At the time, half of the adults in the United States read Life magazine and its photography was world-renowned. Mr. Moore shot multiple cover photos and photo spreads that brought the civil rights struggle into starkly personal focus. His graphic coverage of the 1963 riots in Birmingham was spread over 11 pages, and its impact was immediate, provoking reactions from President John F. Kennedy, black activist Malcolm X and others. Artist Andy Warhol created "Mustard Race Riots," a silkscreen version of Mr. Moore's photograph of police dogs.

"In Birmingham when I saw the dogs I don't think anything appalled me more, and I've been to Vietnam," Mr. Moore told the New York Times in 1999. "I photographed it, and the world rushed in. I realized the power of even one image. . . . What changed was my awareness. I wanted to show how awful, how vulgar, how terrible this whole thing was."

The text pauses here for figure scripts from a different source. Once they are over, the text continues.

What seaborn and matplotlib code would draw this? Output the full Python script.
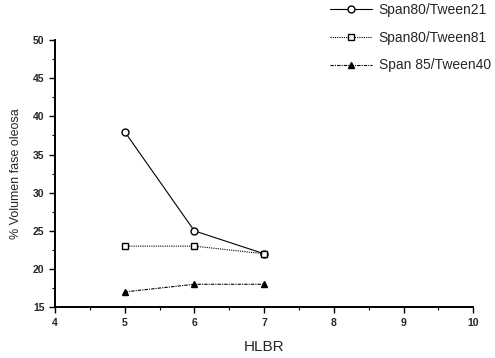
import matplotlib
matplotlib.use("Agg")
import matplotlib.pyplot as plt
import seaborn as sns
import pandas as pd
from matplotlib.ticker import MultipleLocator

sns.set_theme(style="ticks")
plt.rcParams['font.family'] = ['Liberation Sans', 'DejaVu Sans']

hlbr = [5, 6, 7]
s_tween21 = [38, 25, 22]
s_tween81 = [23, 23, 22]
s_tween40 = [17, 18, 18]
labels = ["Span80/Tween21", "Span80/Tween81", "Span 85/Tween40"]

df = pd.DataFrame({
    "HLBR": hlbr * 3,
    "val": s_tween21 + s_tween81 + s_tween40,
    "serie": [labels[0]] * 3 + [labels[1]] * 3 + [labels[2]] * 3,
})

fig = plt.figure(figsize=(4.95, 3.58), dpi=100)
ax = fig.add_axes([0.111, 0.142, 0.845, 0.746])

styles = {
    labels[0]: dict(marker="o", ls="-", mfc="white", ms=5),
    labels[1]: dict(marker="s", ls=(0, (1, 1)), mfc="white", ms=4.5),
    labels[2]: dict(marker="^", ls=(0, (3, 1, 1, 1)), mfc="black", ms=5),
}
for lab in labels:
    sub = df[df["serie"] == lab]
    st = styles[lab]
    sns.lineplot(data=sub, x="HLBR", y="val", ax=ax, color="black", lw=0.8,
                 linestyle=st["ls"], marker=st["marker"], markersize=st["ms"],
                 markerfacecolor=st["mfc"], markeredgecolor="black",
                 markeredgewidth=1.0, label=lab)

ax.set_xlim(4, 10)
ax.set_ylim(15, 50)
ax.xaxis.set_major_locator(MultipleLocator(1))
ax.xaxis.set_minor_locator(MultipleLocator(0.5))
ax.yaxis.set_major_locator(MultipleLocator(5))
ax.yaxis.set_minor_locator(MultipleLocator(2.5))
ax.tick_params(axis="both", which="major", length=4, width=1, labelsize=7.5, color="black")
ax.tick_params(axis="both", which="minor", length=2, width=0.8, color="black")
for s in ["top", "right"]:
    ax.spines[s].set_visible(False)
for s in ["left", "bottom"]:
    ax.spines[s].set_linewidth(1.4)
    ax.spines[s].set_color("black")
for t in ax.get_xticklabels() + ax.get_yticklabels():
    t.set_fontweight("bold")

ax.set_xlabel("HLBR", fontsize=11, labelpad=9)
ax.set_ylabel("% Volumen fase oleosa", fontsize=9, labelpad=8)

leg = ax.legend(loc="upper left", bbox_to_anchor=(0.658, 1.14), frameon=False,
                fontsize=10, handlelength=3.0, labelspacing=1.0, handletextpad=0.5,
                borderaxespad=0, borderpad=0)

fig.savefig("out.png", dpi=100)
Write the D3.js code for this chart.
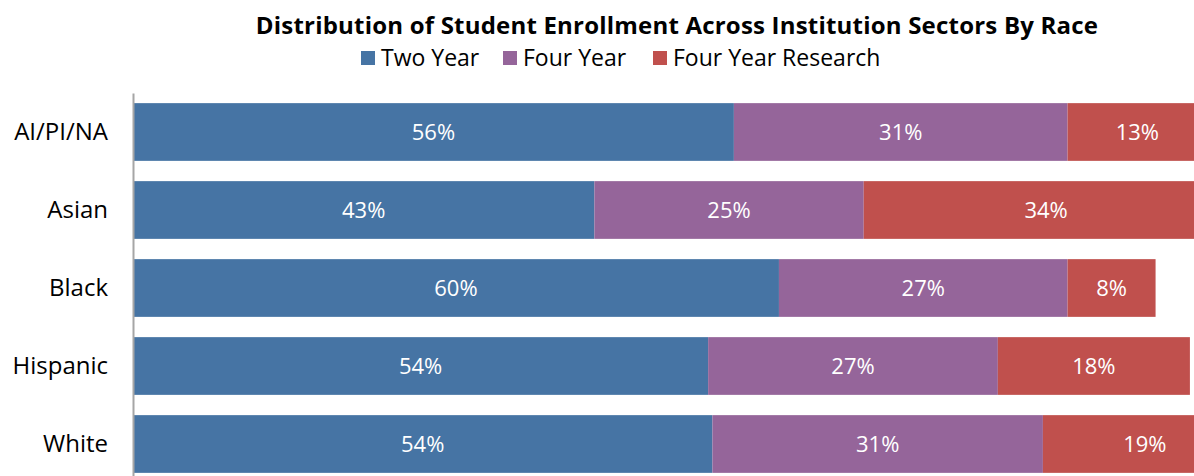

Charles Lee Moore was born in Hackleburg, Ala., and grew up in Tuscumbia, Ala., the son of a Baptist minister who did not believe in racial epithets. Mr. Moore served in the U.S. Marine Corps as a photographer and attended the Brooks Institute in Santa Barbara, Calif. He returned to his native state in 1957 to work at a portrait studio, and soon made his way to the local paper, the Montgomery Advertiser.

He quickly met King at the Dexter Avenue Baptist Church. "I photographed him at the pulpit with a cross behind his head. I got down low to get the power of this man," Mr. Moore told Kaplan. "From then on, I wanted to cover him. I wanted every assignment I could get." "I did not know at the time my pictures might make a difference. But I knew this man would make a difference," Mr. Moore said in the 1995 documentary "Charles Moore: I Fight with My Camera."


Mr. Moore was the only photographer on hand in 1958 when King was arrested after trying to attend a court hearing for his aide Ralph Abernathy. He jumped behind a police booking station counter to shoot a photo of King being manhandled by the police. The photograph went out on the Associated Press wires, and Life magazine included it in its next issue, launching his career.

He told The Washington Post about another incident in Montgomery a few years later. "I saw the guy pull that bat out of a bag. I shot while I was still running. I got three or four quick shots off. He's swinging that bat at that woman, right at her head. If you look closely, someone else has a thick chain and maybe a Coke or beer bottle.


"It makes me sick every time I see it," he said. "It was a pretty powerful statement about what lengths white people in the South could go to stop integration."


In 1962, he tried to leave Alabama for New York, but returned to the South when the founder of the Black Star photo agency gave him a small retainer to cover the civil rights movement.


Trading on his Southern heritage, Moore was the only Life magazine photographer able to persuade Mississippi's defiant governor, Ross Barnett, to pose for a picture. As Meredith tried to enroll at the university, Moore talked his way inside the administration building, where 200 unarmed federal marshals were holed up. After a night of violence, in which a French reporter and a local man were killed, he had the only photos of the mayhem inside: 28 marshals had been shot and 160 others injured.


He moved on to cover the Ku Klux Klan and the Selma to Montgomery marches, including a violent clash at the Edmund Pettus Bridge that became known as "Bloody Sunday." Mr. Moore became so well-known for finding the story that Durham, his Life magazine journalist partner, said, "At one point . . . a well known TV reporter said that when trouble starts happening on the civil rights story, find out where Charles Moore is." Durham wrote "Powerful Days: The Civil Rights Photography of Charles Moore" (1991).

In 1965, sick of the violence he had experienced, Mr. Moore left the country for most of a year. When he returned, he resumed freelancing, focusing on conflicts in Haiti, the Dominican Republic, Venezuela and Vietnam. He was a freelancer for numerous magazines, doing travel stories and corporate portraiture.


In 1968, when King was assassinated, Mr. Moore was in Palo Alto, Calif., on a magazine assignment. "We had on the radio and heard the flash," he told Kaplan. "I just pulled the car over to the side, listened to the news and cried. After all I'd done, I felt bad I couldn't be there on that day in Memphis in 1968. I knew him and he knew me."


After he won the first Kodak Crystal Eagle Award for Impact in Photojournalism in 1989, there was new interest in his civil rights photos. In addition to his book of civil rights photos, he also published "The Mother Lode," a book on Gold Rush country in California's Sierra Mountains.


His six marriages ended in divorce.


Survivors include four children from his second marriage, Michael Moore and April Marshall, both of Dothan, Ala., Gary Moore, of Lewisville, Tex., and Michelle Moore Peel of West Palm Beach, Fla.; a brother; seven grandchildren and three great-grandchildren.